DMP-3DAD: Cross-Category 3D Anomaly Detection via Realistic Depth Map Projection with Few Normal Samples
Zi Wang, Katsuya Hotta, Koichiro Kamide, Yawen Zou, Jianjian Qin, Chao Zhang, Jun Yu
TL;DR
This work tackles cross-category 3D anomaly detection under few-shot constraints, where only a handful of normal samples are available. It introduces DMP-3DAD, a training-free pipeline that converts point clouds into a fixed set of realistic depth maps across multiple views and extracts features with a frozen CLIP visual encoder. Anomaly scores are computed by view-weighted feature similarity between test samples and normal references, enabling category-agnostic detection without any training or prompts. On ShapeNetPart, DMP-3DAD achieves state-of-the-art mean AUROC across 1-, 3-, and 5-shot settings, demonstrating strong generalization and practical applicability for cross-category 3D anomaly detection.
Abstract
Cross-category anomaly detection for 3D point clouds aims to determine whether an unseen object belongs to a target category using only a few normal examples.

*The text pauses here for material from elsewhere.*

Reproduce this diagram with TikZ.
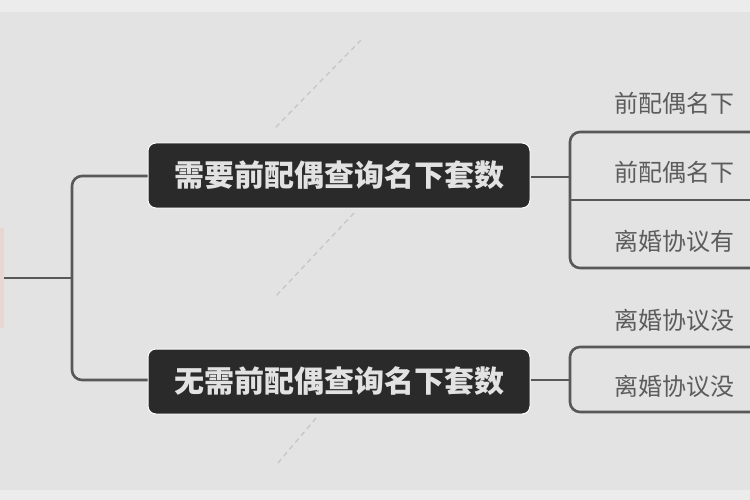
\documentclass[tikz,border=0pt]{standalone}
\usepackage{fontspec}
\newfontfamily\cjk{Noto Sans CJK SC}
\definecolor{bgc}{HTML}{E3E3E3}
\definecolor{edgec}{HTML}{ECECEC}
\definecolor{boxc}{HTML}{2A2A2A}
\definecolor{boxtxt}{HTML}{E2E2E2}
\definecolor{linec}{HTML}{585858}
\definecolor{leaftxt}{HTML}{5C5C5C}
\definecolor{wmc}{HTML}{C6C6C6}
\definecolor{rootc}{HTML}{F0C8C0}
\tikzset{
  mainbox/.style={draw=white, line width=1pt, fill=boxc, rounded corners=8pt, minimum width=382pt, minimum height=65pt, inner sep=0pt, text=boxtxt, font=\cjk\bfseries\fontsize{30}{30}\selectfont},
  leaf/.style={anchor=west, inner sep=0pt, text=leaftxt, font=\cjk\fontsize{24}{24}\selectfont},
  conn/.style={draw=linec, line width=2.6pt, rounded corners=10pt},
  wm/.style={draw=wmc, line width=1.3pt, dash pattern=on 5pt off 4pt},
  rootbox/.style={fill=rootc, opacity=0.45, minimum width=36pt, minimum height=100pt, inner sep=0pt}
}
\begin{document}
\begin{tikzpicture}[x=1pt,y=-1pt]
\useasboundingbox (0,0) rectangle (750,500);
\clip (0,0) rectangle (750,500);
\fill[bgc] (0,0) rectangle (750,500);
\fill[edgec] (0,0) rectangle (750,12);
\fill[edgec] (0,490) rectangle (750,500);
% watermark traces
\draw[wm] (361,40) -- (275,128);
\draw[wm] (354,213) -- (275,297);
\draw[wm] (316,418) -- (278,463);
% root (cut off at left edge)
\node[rootbox] (root) at (-14,278) {};
% main boxes
\node[mainbox] (b1) at (339,175.5) {需要前配偶查询名下套数};
\node[mainbox] (b2) at (339,381.5) {无需前配偶查询名下套数};
% trunk
\coordinate (j0) at (72,278);
\coordinate (j1) at (72,176);
\coordinate (j2) at (72,380);
\draw[conn] (root.east |- j0) -- (j0);
\draw[conn] (b1.west |- j1) -- (j1) -- (j2) -- (b2.west |- j2);
% leaves group 1
\node[leaf] (l1) at (614,103) {前配偶名下};
\node[leaf] (l2) at (614,172) {前配偶名下};
\node[leaf] (l3) at (614,241) {离婚协议有};
\coordinate (g1) at (570,177);
\coordinate (u1) at (570,132);
\coordinate (u3) at (570,268);
\coordinate (u1e) at (760,132);
\coordinate (u2s) at (570,200);
\coordinate (u2e) at (760,200);
\coordinate (u3e) at (760,268);
\draw[conn, rounded corners=0pt] (b1.east |- g1) -- (g1);
\draw[conn] (u1e) -- (u1) -- (u3) -- (u3e);
\draw[conn, rounded corners=0pt] (u2s) -- (u2e);
% leaves group 2
\node[leaf] (l4) at (614,320) {离婚协议没};
\node[leaf] (l5) at (614,386) {离婚协议没};
\coordinate (g2) at (570,380);
\coordinate (u4) at (570,347);
\coordinate (u5) at (570,412);
\coordinate (u4e) at (760,347);
\coordinate (u5e) at (760,412);
\draw[conn, rounded corners=0pt] (b2.east |- g2) -- (g2);
\draw[conn] (u4e) -- (u4) -- (u5) -- (u5e);
\end{tikzpicture}
\end{document}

Most existing methods rely on category-specific training, which limits their flexibility in few-shot scenarios. In this paper, we propose DMP-3DAD, a training-free framework for cross-category 3D anomaly detection based on multi-view realistic depth map projection. Specifically, by converting point clouds into a fixed set of realistic depth images, our method leverages a frozen CLIP visual encoder to extract multi-view representations and performs anomaly detection via weighted feature similarity, which does not require any fine-tuning or category-dependent adaptation. Extensive experiments on the ShapeNetPart dataset demonstrate that DMP-3DAD achieves state-of-the-art performance under few-shot setting. The results show that the proposed approach provides a simple yet effective solution for practical cross-category 3D anomaly detection.